Le timing de l'offensive interroge. Elle intervient à dix jours de la conférence de Ghadamès, organisée par l'ONU. Une réunion dans laquelle son envoyé spécial, Ghassan Salamé, a placé ses derniers espoirs de relance du processus de paix. Son secrétaire général, António Guterres, était d'ailleurs en visite à Tripoli quand Haftar sonnait la charge. «Cela montre le mépris qu'il a pour le processus onusien, estime Tarek Megerisi. Faïez el-Serraj, le chef du gouvernement d'union nationale, détient la seule chose qu'il ne peut pas prendre avec les armes : la légitimité internationale. Un deal entre les deux hommes, négocié à Abou Dhabi, a capoté il y a quelques semaines. Haftar, par peur d'être marginalisé lors de la conférence nationale, tente un coup de force pour apparaître une nouvelle fois comme incontournable.»

Un pari risqué. Car le maréchal va-t-en-guerre, jusqu'ici soutenu par les Emirats arabes unis, l'Arabie Saoudite (il a été reçu par le roi le 27 mars), l'Egypte, et de façon plus discrète par la France, est cette fois difficilement défendable. Un communiqué signé par Washington, Paris, Londres Rome et Abou Dhabi a appelé «toutes les parties» libyennes à faire baisser «immédiatement les tensions». Le Conseil de sécurité devait se réunir en urgence vendredi soir. «Haftar est celui qui ruine le processus de paix, qui ne tient aucun de ses engagements, note Virginie Collombier. Diplomatiquement, la France est exposée : Haftar se permet ses coups de force car il a toujours été appuyé par Paris.»

Vendredi soir, des combats étaient toujours signalés à une quarantaine de kilomètres de Tripoli. Les habitants de la capitale ont en mémoire la bataille meurtrière de 2014, déclenchée par l'opération «Dignité» du même maréchal Haftar, censée «nettoyer» le pays des brigades révolutionnaires, islamistes et mafieuses ayant prospéré à la chute de Kadhafi. «On assiste à un nouveau déferlement de haine très inquiétant sur les réseaux sociaux, relève Virginie Collombier. La conférence nationale aura-t-elle encore un sens ? Il est tout à fait possible qu'Haftar se soit lancé dans cette aventure avec pour objectif de saboter le processus.»

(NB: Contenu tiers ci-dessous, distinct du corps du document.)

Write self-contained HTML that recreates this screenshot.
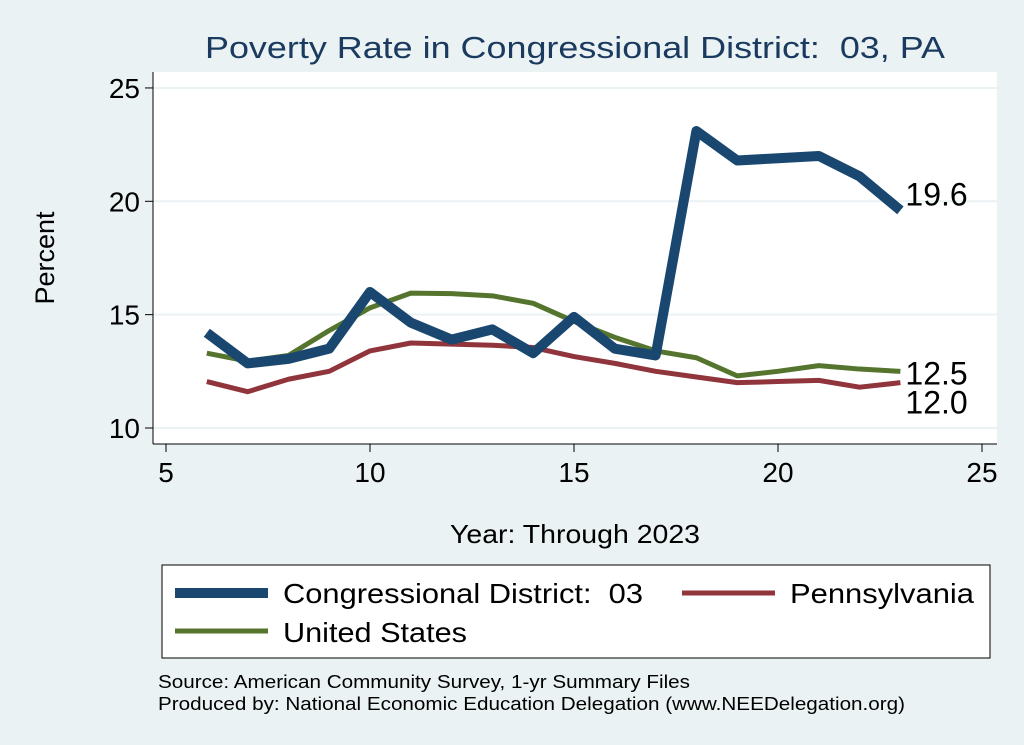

A moins que cette offensive soit considérée comme celle de trop, par les Libyens comme la communauté internationale. «Haftar a beaucoup à perdre», résume la chercheuse. Ce qui le rend dangereux. «Il aura l'air faible s'il signe un cessez-le-feu sans avoir réalisé aucune avancée sur le terrain. Or il est très soucieux de son image, juge Tarek Megerisi. Son entêtement pourrait embraser la Tripolitaine.» António Guterres a tout de même vu le maréchal vendredi à Benghazi. «Je quitte la Libye avec une profonde inquiétude et un cœur lourd», a-t-il lâché à l'issue de la rencontre.